With some care this metadata can be stored within the the guard areas before
and after the object to preserve locality and optimize memory usage. Further
some things can be further optimized:

 * It makes no sense to store a full size_t for the object size, gigantic
   allocations with (possibly equally large) guard areas in front and back are
   impractical and rare. I proclaim that 3 bytes (16MB) objects should be
   enough. Biggier allocation areas should be watched otherwise or we when we
   have that big allocations having biggier management structures which store
   the size at another place wont hurt (we can indicate this by storing 0 in
   the ordinary size location).

 * The guard size could be just a factor, then signed char will suffice. 1 to
   127 gives a multiplier, -1 to -128 a (abs) divisor.


Thus follows:

struct before
{
        llist node;
        int32_t guard_size : 8;
        uint32_t allocation_size : 24;
        uint32_t guard_checksum;
};

struct after
{
        uint32_t data_checksum;
        nobug_context context;
};


and wrap a user will have the layout like:
{
	char front_guard[guard_size - sizeof(struct before)];
	struct before front_meta;

	user_data here; /* this is the address of the user data */

	char pad_guard[calculate_alignment_somehow()];
	struct after back_meta;
	char back_guard[guard_size - sizeof(struct after)];
}


Now we can assert that the guard areas didnt got corrupted by calculating and
comparing the checksum (we need to do this on each llist update touching a
node). When the data checksuim is set (we define '0' as being unused) then we
can assert that the data didnt got modified too. This should be done with an
explicit API, MEMCHECK(object) for checking and FREEZE(object) for
recalculating the checksum after a mutation. Freeing an object should do the
MEMCHECK too.
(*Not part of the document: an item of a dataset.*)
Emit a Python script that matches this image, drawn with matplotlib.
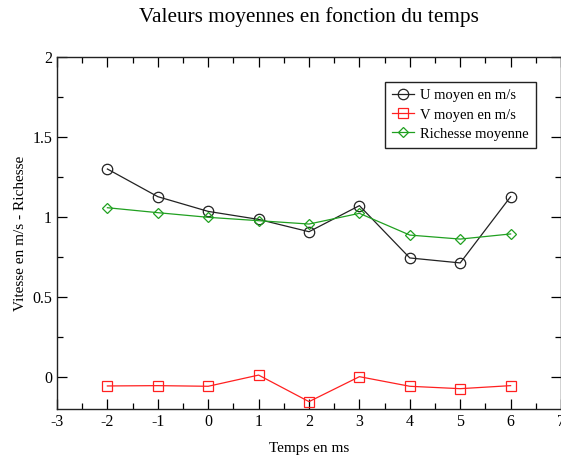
import matplotlib.pyplot as plt
from matplotlib.ticker import MultipleLocator

temps = [-2, -1, 0, 1, 2, 3, 4, 5, 6]
u_moyen = [1.30, 1.127, 1.035, 0.985, 0.908, 1.071, 0.744, 0.713, 1.127]
v_moyen = [-0.056, -0.054, -0.058, 0.012, -0.154, 0.002, -0.058, -0.073, -0.054]
richesse = [1.058, 1.027, 0.998, 0.977, 0.956, 1.023, 0.887, 0.862, 0.894]

plt.rcParams['font.family'] = ['Liberation Serif', 'DejaVu Serif']

fig = plt.figure(figsize=(5.61, 4.59), dpi=100)
ax = fig.add_axes([57/561, 1-409/459, 504/561, 352/459])

ax.plot(temps, u_moyen, color="#222222", lw=0.9, marker="o", ms=7.5, mfc="none",
        mew=0.9, label="U moyen en m/s")
ax.plot(temps, v_moyen, color="#ff2020", lw=0.9, marker="s", ms=6.5, mfc="none",
        mew=0.9, label="V moyen en m/s")
ax.plot(temps, richesse, color="#20a020", lw=0.9, marker="D", ms=5.5, mfc="none",
        mew=0.9, label="Richesse moyenne")

ax.set_xlim(-3, 7)
ax.set_ylim(-0.2, 2)
ax.xaxis.set_minor_locator(MultipleLocator(0.5))
ax.yaxis.set_minor_locator(MultipleLocator(0.25))
ax.set_yticks([0, 0.5, 1, 1.5, 2])
ax.set_yticklabels(["0", "0.5", "1", "1.5", "2"])
ax.set_xticks(range(-3, 8))
ax.set_xticklabels([str(t) for t in range(-3, 8)])
ax.tick_params(which="both", direction="in", top=True, right=True, labelsize=11.5, width=0.9)
ax.tick_params(which="major", length=7)
ax.tick_params(which="minor", length=4)
for s in ax.spines.values():
    s.set_linewidth(1.0)
    s.set_color("#222222")

ax.set_xlabel("Temps en ms", fontsize=11, labelpad=8.5)
ax.set_ylabel("Vitesse en m/s - Richesse", fontsize=11, labelpad=3.5)
fig.text(309/561, 1-17/459, "Valeurs moyennes en fonction du temps", fontsize=15.3,
         ha="center", va="center")

leg = ax.legend(loc="upper left", bbox_to_anchor=(0.651, 0.929), borderaxespad=0,
                fontsize=10.5, fancybox=False, framealpha=1, edgecolor="#222222",
                handlelength=1.5, handletextpad=0.4, labelspacing=0.4, borderpad=0.5)
leg.get_frame().set_linewidth(1.0)

fig.savefig("out.png", dpi=100)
To release the FREEZE we need a UNFREEZE() too.

Next, we have all allocated memory available in the list, this means we can
check for potential leaks at the end of the application lifetime (or
inbetween) by doing a garbage collector like conservative scan. Since we have
no roots (as in a GC) and not all memory/references are necceesary covered
with the intrusive mechanism this should be taken with a grain of salt, as
there is no gurantee for it to be exact.



Implications?

There is a gotcha now, when the program runs under valgrind, then
initializing memory guards will prevent valgrind detecting illegal reads to
it. Valgrind has some hooks to mark memory areas uninitialized but we
possibly just want to disable all this memory checking when running
under valgrind, otherwise this might just decrease valgrinds
performance even more.

Thats it for now, a implementation with more details (log flags and all) will
follow some day, but don't hold your breath.